Through his employer's contacts, Sonny learned about the Davao Jubilee Foundation (DJF), a non-profit organization that provides free physical rehabilitation services to disabled people in Mindanao. He took a leave of absence from his company to focus on his rehabilitation at DJF. 

"My stay at DJF was free, including the food we ate every day. It was such a relief because we are poor. My father has passed away [while my] mother depends on my father's pension," says Sonny. 

Sonny felt triumphant after he finished his rehabilitation in September 2021. His life was back on track, and he thought he could go back to his old job. But he was shattered when he learned that his employer had decided to close the business down and move to another city. Sonny was left jobless. Except for the small amount that he received from DJF, he had no other source of income and was forced to rely on his mother and siblings to support him. 

Just when Sonny thought there was no way out, the staff of DJF told him about the ICRC's microeconomic initiative.
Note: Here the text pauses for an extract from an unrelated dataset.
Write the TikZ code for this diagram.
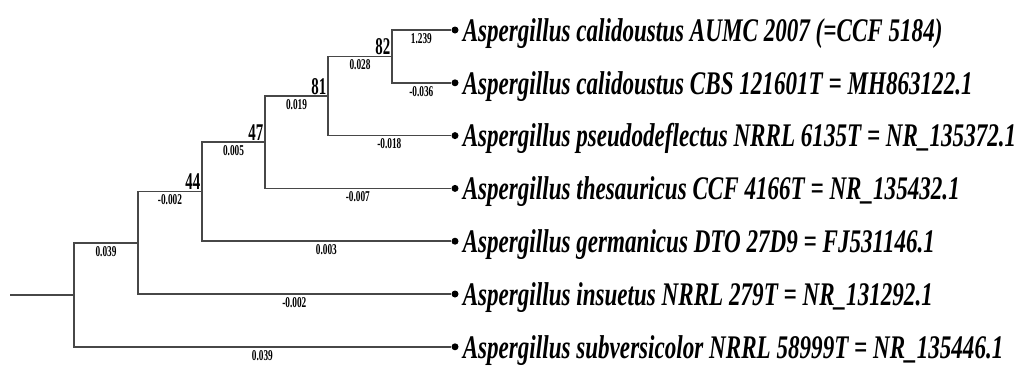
\documentclass[tikz,border=0pt]{standalone}
\usepackage{fontspec}
\newfontfamily\taxonfont{Liberation Serif}[FakeStretch=0.7]
\newfontfamily\valuefont{Liberation Serif}[FakeStretch=0.62]
\usetikzlibrary{positioning}

\begin{document}
\begin{tikzpicture}[
        x=1pt, y=-1pt,
        line width=1.5pt,
        branch/.style={draw=black!72},
        tip/.style={circle, fill=black, inner sep=0pt, minimum size=7pt},
        taxon/.style={
            anchor=base west,
            xshift=7pt, yshift=-11.3pt,
            inner sep=0pt,
            font=\taxonfont\bfseries\itshape\fontsize{33}{33}\selectfont
        },
        blen/.style={below=2pt, inner sep=0.5pt, font=\valuefont\bfseries\fontsize{15}{15}\selectfont},
        boot/.style={anchor=south east, inner sep=1pt, font=\valuefont\bfseries\fontsize{24}{24}\selectfont}
    ]
        \useasboundingbox (0,0) rectangle (1021,365);

        % inner nodes
        \coordinate (root) at (10,295);
        \coordinate (nA) at (74,295);
        \coordinate (nB) at (138,242.9);
        \coordinate (nC) at (202,191.7);
        \coordinate (nD) at (265,142.2);
        \coordinate (nE) at (328,96);
        \coordinate (nF) at (392,56.4);

        % tips
        \node[tip] (calAUMC) at (455,30) {};
        \node[tip] (calCBS) at (455,82.8) {};
        \node[tip] (pseudo) at (455,135.6) {};
        \node[tip] (thes) at (455,188.4) {};
        \node[tip] (germ) at (455,241.2) {};
        \node[tip] (insu) at (455,294) {};
        \node[tip] (subv) at (455,346.8) {};

        \node[taxon] (tAUMC) at (calAUMC) {Aspergillus calidoustus AUMC 2007 (=CCF 5184)};
        \node[taxon] (tCBS) at (calCBS) {Aspergillus calidoustus CBS 121601T = MH863122.1};
        \node[taxon] (tpseudo) at (pseudo) {Aspergillus pseudodeflectus NRRL 6135T = NR\_135372.1};
        \node[taxon] (tthes) at (thes) {Aspergillus thesauricus CCF 4166T = NR\_135432.1};
        \node[taxon] (tgerm) at (germ) {Aspergillus germanicus DTO 27D9 = FJ531146.1};
        \node[taxon] (tinsu) at (insu) {Aspergillus insuetus NRRL 279T = NR\_131292.1};
        \node[taxon] (tsubv) at (subv) {Aspergillus subversicolor NRRL 58999T = NR\_135446.1};

        % branches
        \draw[branch] (root) -- (nA);
        \draw[branch] (nA) |- node[blen, pos=0.75]{0.039} (nB);
        \draw[branch] (nA) |- node[blen, pos=0.75]{0.039} (subv);
        \draw[branch] (nB) |- node[blen, pos=0.75]{-0.002} (nC);
        \draw[branch] (nB) |- node[blen, pos=0.75]{-0.002} (insu);
        \draw[branch] (nC) |- node[blen, pos=0.75]{0.005} (nD);
        \draw[branch] (nC) |- node[blen, pos=0.75]{0.003} (germ);
        \draw[branch] (nD) |- node[blen, pos=0.75]{0.019} (nE);
        \draw[branch] (nD) |- node[blen, pos=0.75]{-0.007} (thes);
        \draw[branch] (nE) |- node[blen, pos=0.75]{0.028} (nF);
        \draw[branch] (nE) |- node[blen, pos=0.75]{-0.018} (pseudo);
        \draw[branch] (nF) |- node[blen, pos=0.75]{1.239} (calAUMC);
        \draw[branch] (nF) |- node[blen, pos=0.75]{-0.036} (calCBS);

        % bootstrap values
        \node[boot] (bC) at (nC) {44};
        \node[boot] (bD) at (nD) {47};
        \node[boot] (bE) at (nE) {81};
        \node[boot] (bF) at (nF) {82};
    \end{tikzpicture}
\end{document}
He immediately applied for the grant, with the intention of opening his own rattan furniture store in Tagum City. When his application was approved, Sonny bought all the necessary materials and equipment. 

"If my business proposal had not been approved, I would have been in big trouble because I did not know where to go," he says. 

Sonny's furniture business flourished quickly, and he was able to become financially independent. "I receive a lot of orders so that I cannot accommodate everyone anymore. I never expected such a time," says Sonny with a hint of pride. 

To accommodate his growing list of clients, Sonny is planning to hire an assistant. He also intends to ask his girlfriend, who currently works in Saudi Arabia, to move back to Tagum City since he can now support her too. 

"I believe that I can provide for our needs now, so I want her to come home," he explains. 

He shares that his success has made him believe that he can do anything, despite his disability. 

"I see to it that I deliver quality work and take care of my clients. That is my secret to success... I am happy, and my clients are happy. They trust my work. Every time I reflect on this, I get emotional," says Sonny.

Derkie Alfonso/ICRC

A dressmaker's brave new world

Like many residents of Zamboanga City, Hanifa* had a quiet, uneventful life. The 49-year-old was separated from her husband, but her children, daughter-in-law and grandchildren gave her much happiness. Her sons took on odd jobs, while she sewed clothes for her neighbours to make ends meet. Money was tight, but she was content. 

Hanifa's life changed when three of her children decided to move to Marawi, located 430 kilometres away from home. The city had much to offer and her children wanted to move there to pursue their education and to see if they could make a better life for their families. To them, Marawi was the land of opportunities. 

Hanifa continued to stay in Zamboanga City with her three other children. Everything was going well until May 2017 when Hanifa heard that armed conflict had broken out in Marawi. Phone calls with her children became her only source of reassurance. 

"I would hear explosions and gunfire during our calls and fear for my children's safety," she says. 

"One day the phone calls stopped and her family members could no longer be located. Five years since her last conversation with her three children, Hanifa is still looking for them. She doesn't know what has happened to them, but she dreams of the day when she can finally have her questions answered. 

Since the Marawi conflict, the ICRC has been helping families of missing people like Hanifa's. Through the ICRC's microeconomic initiative, Hanifa was able to secure a grant which she used to buy food and other essential items. She also purchased a small boat to fetch water from the town centre and even earn money by leasing it to her neighbours. 

The ICRC's financial assistance also helped Hanifa expand her dressmaking business. She makes the traditional Tausug outfit, supa-supa, and the Muslim prayer garb, gamis. Her talent and hard work have made it possible for her to gain more clients and also send her daughter to college using the income she earns. 

But Hanifa's life remains incomplete as she continues to think of her missing children. She says that the boat she bought reminds her of them. 

"I miss my sons. Sometimes I imagine them fetching water for me using that small boat," she says. 

*Names have been changed to protect identity.